Desde el inicio de la última campaña contra la corrupción en China (finales de 2012), coincidiendo con la asunción del liderazgo por parte de Xi Jinping, más de 100.000 personas han sido sometidas a investigación y cientos de altos funcionarios, militares de máximo rango incluidos y también dirigentes de grandes empresas del Estado, entre otros, han caído en desgracia. No obstante, pese a reconocerse que la magnitud de esta campaña reviste una consideración nunca vista, muchos dudan de su eficacia a medio plazo en tanto no se dispongan en paralelo de mecanismos que trasciendan el compromiso subjetivo de determinados líderes para dotarse de contrapoderes eficientes que eviten su reaparición futura.
El debate, en efecto, nos remite a la capacidad del PCCh para instrumentar un sistema de control genuino que no dependa del compromiso anticorrupción de la máxima jefatura del poder, transitoria por naturaleza, pero que, al mismo tiempo, tampoco evolucione hacia una separación de poderes que fomente un control independiente hasta el punto de poder afectar a la hegemonía del partido. Si los límites de la experimentación china están predefinidos, sobra decidir aquí que tampoco los sistemas occidentales disponen de vacunas infalibles contra este fenómeno.
No faltan voces en China que sugieren como primera medida una mayor transparencia, hoy reconocidamente débil a pesar de algunas mejoras registradas. Propuestas como la declaración pública de ingresos o el mayor acceso a la información oficial serían un primer paso conveniente y necesario, pero la clave de fondo radica en optar o no por favorecer la emergencia de otro poder con autonomía suficiente para controlar el poder político. Recuérdese que el pilar clave de la actual campaña es una comisión disciplinaria del mismo Partido que es, a la vez, sujeto de la corrupción y de su combate. Esta comisión ha ganado poder como consecuencia de la campaña y su función será mayor en el examen previo a la promoción de los funcionarios a distintos niveles, incluyendo dirigentes.
El enfoque político de la lucha contra la corrupción nos remite asimismo al debate general entre la evolución por una senda propia o la asunción de los mecanismos liberales asociados a la división de poderes. Claramente, el PCCh apuesta por lo primero, enfatizando cada vez más la actualización matizada de la variable legista. El modelo que sugieren las autoridades chinas no es el de las democracias occidentales sino una exploración que tiene en cuenta a la vez la trayectoria ideológica consustancial al PCCh y las reminiscencias culturales que, en este caso, nos remiten al periodo de los Reinos Combatientes y las ideas de Han Feizi, Shang Yang, etc. Cabe señalar que esa exploración discurre en paralelo a una campaña permanente de corrección ideológica anti-occidental que enfatiza la capacidad de actualizar los valores propios y de disponer comportamientos éticos y justos, conformes por igual con el ideal confuciano y la disciplina leninista, ambos superiores en eficiencia a la entronización de la propia norma, característica del pensamiento jurídico occidental.

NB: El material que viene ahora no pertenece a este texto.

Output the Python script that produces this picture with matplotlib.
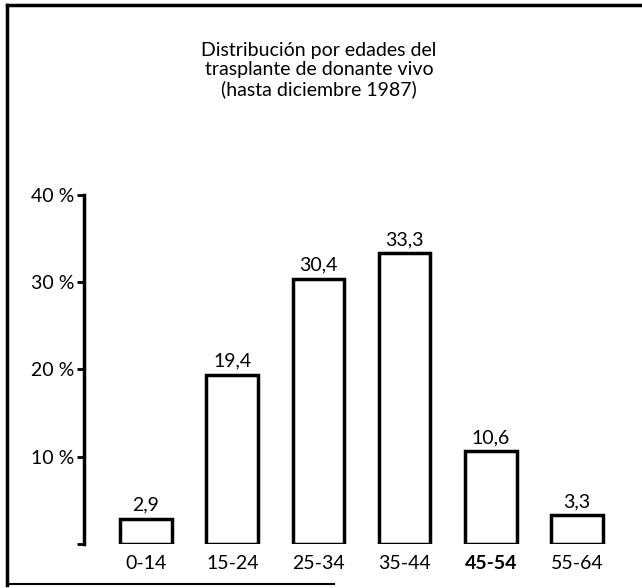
import numpy as np
import matplotlib.pyplot as plt
from matplotlib.lines import Line2D

plt.rcParams['font.family'] = ['Lato', 'DejaVu Sans']

# Age groups and share of living-donor transplants (%)
ageGroups = ["0-14", "15-24", "25-34", "35-44", "45-54", "55-64"]
percentages = [2.9, 19.4, 30.4, 33.3, 10.6, 3.3]
percentLabels = ["2,9", "19,4", "30,4", "33,3", "10,6", "3,3"]

yTicks = [0, 10, 20, 30, 40]
yTickLabels = ["", "10 %", "20 %", "30 %", "40 %"]

fig = plt.figure(figsize=(6.42, 5.88), dpi=100)
ax = fig.add_axes([0.1308, 0.0748, 0.866, 0.594])

x = np.arange(len(ageGroups))
ax.bar(x, percentages, width=0.6, facecolor="white", edgecolor="black", linewidth=2.5)

for xi, val, lab in zip(x, percentages, percentLabels):
    ax.text(xi, val + 0.6, lab, ha="center", va="bottom", fontsize=14)

ax.set_xlim(-0.72, 5.73)
ax.set_ylim(0, 40)
ax.set_xticks(x)
ax.set_xticklabels(ageGroups, fontsize=14)
ax.tick_params(axis="x", length=0, pad=8)
# the 45-54 label is printed heavier in the original
ax.get_xticklabels()[4].set_fontweight("bold")
ax.set_yticks(yTicks)
ax.set_yticklabels(yTickLabels, fontsize=14)
ax.tick_params(axis="y", length=5, width=2, pad=2)

for side in ["top", "right", "bottom"]:
    ax.spines[side].set_visible(False)
ax.spines["left"].set_linewidth(2.5)

fig.text(0.497, 0.928, "Distribución por edades del\ntrasplante de donante vivo\n(hasta diciembre 1987)",
         ha="center", va="top", fontsize=14, linespacing=1.15)

# scanned frame around the chart
fig.add_artist(Line2D([0.011, 0.011], [0.005, 0.992], color="black", linewidth=2.5))
fig.add_artist(Line2D([0.011, 0.998], [0.992, 0.992], color="black", linewidth=2.5))
fig.add_artist(Line2D([0.011, 0.52], [0.006, 0.006], color="black", linewidth=1.5))

fig.savefig("out.png", dpi=100)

Los esfuerzos desplegados en los últimos años en China a favor del Estado de derecho como espejo de una modernización que se resiste en algunos ámbitos se han traducido en este caso en una minuciosa labor por parte del PCCh obsesionado con entrar en la letra pequeña, dictando sin pausa decenas de reglamentos y puliendo otros, con el fin de contemplar respuestas a cualquier problema que pudiera plantearse. El axioma base de este proceso no ofrece duda: la disciplina del Partido debe ser más exigente que la ley.
Esa dimensión ideológico-cultural, enfrentada al reto de cuadrarlo todo en una sociedad a cada paso más moderna, se ve condicionada por tanto por dos variables de peso en la civilización china. Xi Jinping no ve con malos ojos a los filósofos legistas y en los antiguos encuentra resortes de gran utilidad para justificar la orientación que desea del PCCh, reivindicando el valor de esta diversidad frente a la uniforme universalidad occidental. El viejo modelo moral y la idiosincrasia maoísta podrían superar en eficiencia a la superficialidad normativa liberal.
De otra parte, tropieza, no obstante, con hábitos culturales que inciden en inercias histórico-sociales que desdeñan la norma y apuntan a la confianza como clave de cualquier relación. Las guanxi o redes de influencia, expresión de un capital relacional singular, por ejemplo, siguen desempeñando un papel sustancial en la China de hoy como en la China de siempre y constituyen un terreno favorable para la corrupción con fronteras muy desdibujadas con los usos sociales admisibles. Esa confianza que se deriva de una trabajada relación personal posterga a un segundo plano el derecho. Esto sigue siendo ley de vida en China.